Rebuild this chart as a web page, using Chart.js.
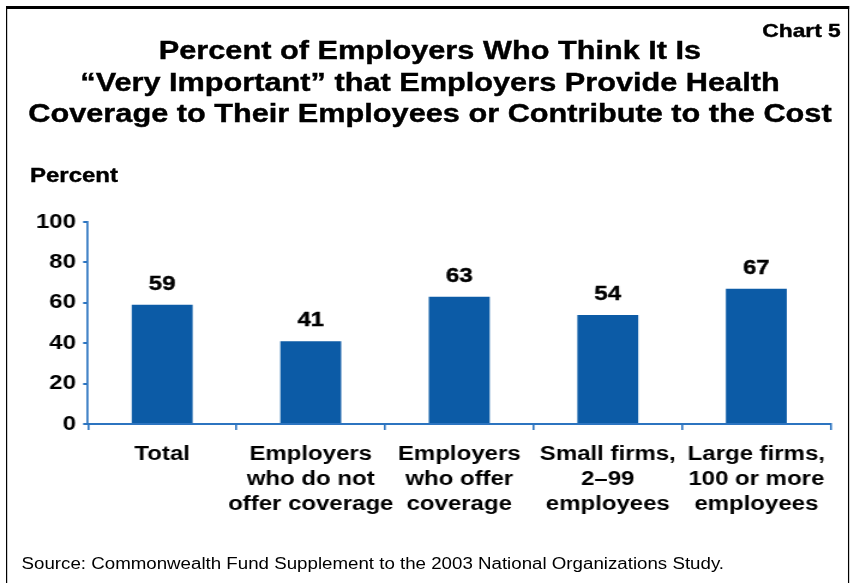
<!DOCTYPE html>
<html>
<head>
<meta charset="utf-8">
<script src="https://cdn.jsdelivr.net/npm/chart.js@4/dist/chart.umd.min.js"></script>
<style>
  html, body { margin: 0; padding: 0; background: #fff; }
  body { width: 854px; height: 583px; overflow: hidden; position: relative; }
  /* the whole slide is drawn narrow and widened, like the original wide-set lettering */
  #slide {
    position: absolute; left: 0; top: 0;
    width: 712px; height: 583px;
    transform: scaleX(1.1994); transform-origin: 0 0;
    font-family: "Liberation Sans", Arial, sans-serif;
  }
  #frame {
    position: absolute; left: 5px; top: 6px; width: 701px; height: 600px;
    border-top: 3px solid #000; border-left: 1.7px solid #000; border-right: 1.7px solid #000;
  }
  .heavy { font-weight: bold; -webkit-text-stroke: 0.4px #000; }
  #chartNo { position: absolute; right: 11px; top: 20px; font-size: 19px; }
  #title {
    position: absolute; left: 0; width: 717px; top: 35px; text-align: center;
    font-size: 25.6px; line-height: 31.5px;
  }
  #unit { position: absolute; left: 25px; top: 164px; font-size: 20px; }
  #source { position: absolute; left: 18px; top: 555px; font-size: 15.6px; }
  #box { position: absolute; left: 0; top: 0; width: 712px; height: 583px; }
</style>
</head>
<body>
<div id="slide">
  <div id="frame"></div>
  <div id="box"><canvas id="myChart"></canvas></div>
  <div id="chartNo" class="heavy">Chart 5</div>
  <div id="title" class="heavy">Percent of Employers Who Think It Is<br>“Very Important” that Employers Provide Health<br>Coverage to Their Employees or Contribute to the Cost</div>
  <div id="unit" class="heavy">Percent</div>
  <div id="source">Source: Commonwealth Fund Supplement to the 2003 National Organizations Study.</div>
</div>
<script>
var Groups = [
  ['Total'],
  ['Employers', 'who do not', 'offer coverage'],
  ['Employers', 'who offer', 'coverage'],
  ['Small firms,', '2–99', 'employees'],
  ['Large firms,', '100 or more', 'employees']
];
var VeryImportant = [59, 41, 63, 54, 67];
var PercentTicks = [0, 20, 40, 60, 80, 100];

var barBlue = '#0c5ba6';
var axisBlue = '#2c74c0';
var boldFont = { family: '"Liberation Sans", Arial, sans-serif', size: 20, weight: 'bold', lineHeight: 1.25 };

// value printed above each bar
var valueLabels = {
  id: 'valueLabels',
  afterDatasetsDraw: function(chart) {
    var c = chart.ctx;
    var meta = chart.getDatasetMeta(0);
    c.save();
    c.font = 'bold 20px "Liberation Sans", Arial, sans-serif';
    c.fillStyle = '#000';
    c.strokeStyle = '#000';
    c.lineWidth = 0.4;
    c.textAlign = 'center';
    c.textBaseline = 'alphabetic';
    meta.data.forEach(function(bar, i) {
      var txt = String(chart.data.datasets[0].data[i]);
      c.fillText(txt, bar.x, bar.y - 15);
      c.strokeText(txt, bar.x, bar.y - 15);
    });
    c.restore();
  }
};

var ctx = document.getElementById('myChart');
var myChart = new Chart(ctx, {
  type: 'bar',
  data: {
    labels: Groups,
    datasets: [{
      label: 'Very important',
      backgroundColor: barBlue,
      borderWidth: 0,
      data: VeryImportant,
      categoryPercentage: 1,
      barPercentage: 0.41
    }]
  },
  options: {
    responsive: true,
    maintainAspectRatio: false,
    animation: false,
    layout: { padding: { top: 222, right: 19.5, bottom: 0, left: 0 } },
    plugins: { legend: { display: false }, tooltip: { enabled: false } },
    scales: {
      x: {
        grid: { drawOnChartArea: false, color: axisBlue, tickLength: 6, lineWidth: 1.6 },
        border: { color: axisBlue, width: 2 },
        ticks: { color: '#000', font: boldFont, padding: 12, maxRotation: 0, autoSkip: false },
        afterFit: function(scale) { scale.height = 159; }
      },
      y: {
        min: 0,
        max: 100,
        afterBuildTicks: function(scale) {
          scale.ticks = PercentTicks.map(function(v) { return { value: v }; });
        },
        grid: { drawOnChartArea: false, color: axisBlue, tickLength: 4, lineWidth: 2 },
        border: { color: axisBlue, width: 1.7 },
        ticks: { color: '#000', font: boldFont, padding: 6 },
        afterFit: function(scale) { scale.width = 73.3; }
      }
    }
  },
  plugins: [valueLabels]
});
</script>
</body>
</html>
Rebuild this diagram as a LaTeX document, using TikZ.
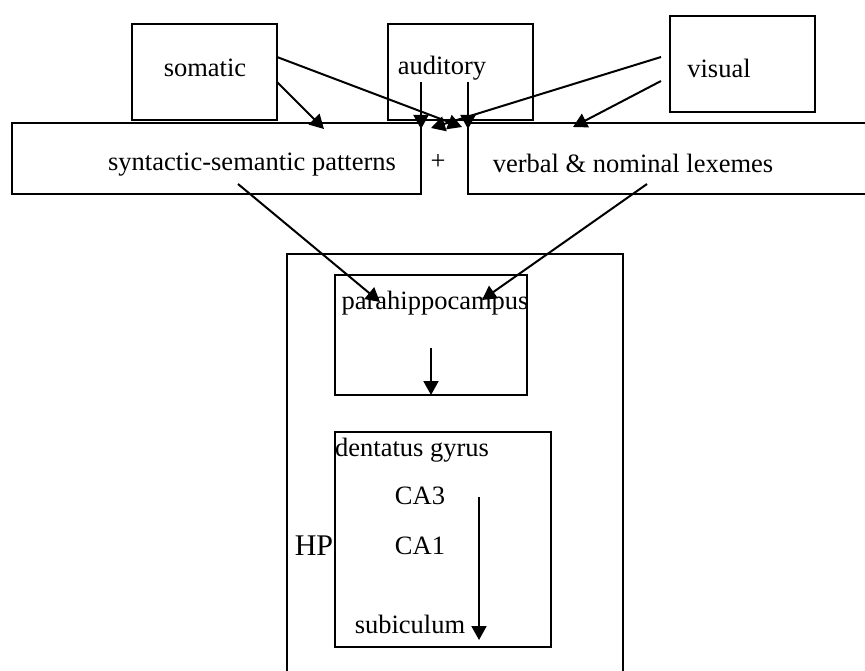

——

Directions for this task: Without including any picture, repeat the data exactly.

Task response:
Rebuild this chart as a web page, using Chart.js.
<!DOCTYPE html>
<html>
<head>
<meta charset="utf-8">
<script src="https://cdn.jsdelivr.net/npm/chart.js@4/dist/chart.umd.min.js"></script>
<style>
  html, body { margin: 0; padding: 0; background: #fff; }
  body { width: 854px; height: 583px; overflow: hidden; position: relative; }
  /* the whole slide is drawn narrow and widened, like the original wide-set lettering */
  #slide {
    position: absolute; left: 0; top: 0;
    width: 712px; height: 583px;
    transform: scaleX(1.1994); transform-origin: 0 0;
    font-family: "Liberation Sans", Arial, sans-serif;
  }
  #frame {
    position: absolute; left: 5px; top: 6px; width: 701px; height: 600px;
    border-top: 3px solid #000; border-left: 1.7px solid #000; border-right: 1.7px solid #000;
  }
  .heavy { font-weight: bold; -webkit-text-stroke: 0.4px #000; }
  #chartNo { position: absolute; right: 11px; top: 20px; font-size: 19px; }
  #title {
    position: absolute; left: 0; width: 717px; top: 35px; text-align: center;
    font-size: 25.6px; line-height: 31.5px;
  }
  #unit { position: absolute; left: 25px; top: 164px; font-size: 20px; }
  #source { position: absolute; left: 18px; top: 555px; font-size: 15.6px; }
  #box { position: absolute; left: 0; top: 0; width: 712px; height: 583px; }
</style>
</head>
<body>
<div id="slide">
  <div id="frame"></div>
  <div id="box"><canvas id="myChart"></canvas></div>
  <div id="chartNo" class="heavy">Chart 5</div>
  <div id="title" class="heavy">Percent of Employers Who Think It Is<br>“Very Important” that Employers Provide Health<br>Coverage to Their Employees or Contribute to the Cost</div>
  <div id="unit" class="heavy">Percent</div>
  <div id="source">Source: Commonwealth Fund Supplement to the 2003 National Organizations Study.</div>
</div>
<script>
var Groups = [
  ['Total'],
  ['Employers', 'who do not', 'offer coverage'],
  ['Employers', 'who offer', 'coverage'],
  ['Small firms,', '2–99', 'employees'],
  ['Large firms,', '100 or more', 'employees']
];
var VeryImportant = [59, 41, 63, 54, 67];
var PercentTicks = [0, 20, 40, 60, 80, 100];

var barBlue = '#0c5ba6';
var axisBlue = '#2c74c0';
var boldFont = { family: '"Liberation Sans", Arial, sans-serif', size: 20, weight: 'bold', lineHeight: 1.25 };

// value printed above each bar
var valueLabels = {
  id: 'valueLabels',
  afterDatasetsDraw: function(chart) {
    var c = chart.ctx;
    var meta = chart.getDatasetMeta(0);
    c.save();
    c.font = 'bold 20px "Liberation Sans", Arial, sans-serif';
    c.fillStyle = '#000';
    c.strokeStyle = '#000';
    c.lineWidth = 0.4;
    c.textAlign = 'center';
    c.textBaseline = 'alphabetic';
    meta.data.forEach(function(bar, i) {
      var txt = String(chart.data.datasets[0].data[i]);
      c.fillText(txt, bar.x, bar.y - 15);
      c.strokeText(txt, bar.x, bar.y - 15);
    });
    c.restore();
  }
};

var ctx = document.getElementById('myChart');
var myChart = new Chart(ctx, {
  type: 'bar',
  data: {
    labels: Groups,
    datasets: [{
      label: 'Very important',
      backgroundColor: barBlue,
      borderWidth: 0,
      data: VeryImportant,
      categoryPercentage: 1,
      barPercentage: 0.41
    }]
  },
  options: {
    responsive: true,
    maintainAspectRatio: false,
    animation: false,
    layout: { padding: { top: 222, right: 19.5, bottom: 0, left: 0 } },
    plugins: { legend: { display: false }, tooltip: { enabled: false } },
    scales: {
      x: {
        grid: { drawOnChartArea: false, color: axisBlue, tickLength: 6, lineWidth: 1.6 },
        border: { color: axisBlue, width: 2 },
        ticks: { color: '#000', font: boldFont, padding: 12, maxRotation: 0, autoSkip: false },
        afterFit: function(scale) { scale.height = 159; }
      },
      y: {
        min: 0,
        max: 100,
        afterBuildTicks: function(scale) {
          scale.ticks = PercentTicks.map(function(v) { return { value: v }; });
        },
        grid: { drawOnChartArea: false, color: axisBlue, tickLength: 4, lineWidth: 2 },
        border: { color: axisBlue, width: 1.7 },
        ticks: { color: '#000', font: boldFont, padding: 6 },
        afterFit: function(scale) { scale.width = 73.3; }
      }
    }
  },
  plugins: [valueLabels]
});
</script>
</body>
</html>
Rebuild this diagram as a LaTeX document, using TikZ.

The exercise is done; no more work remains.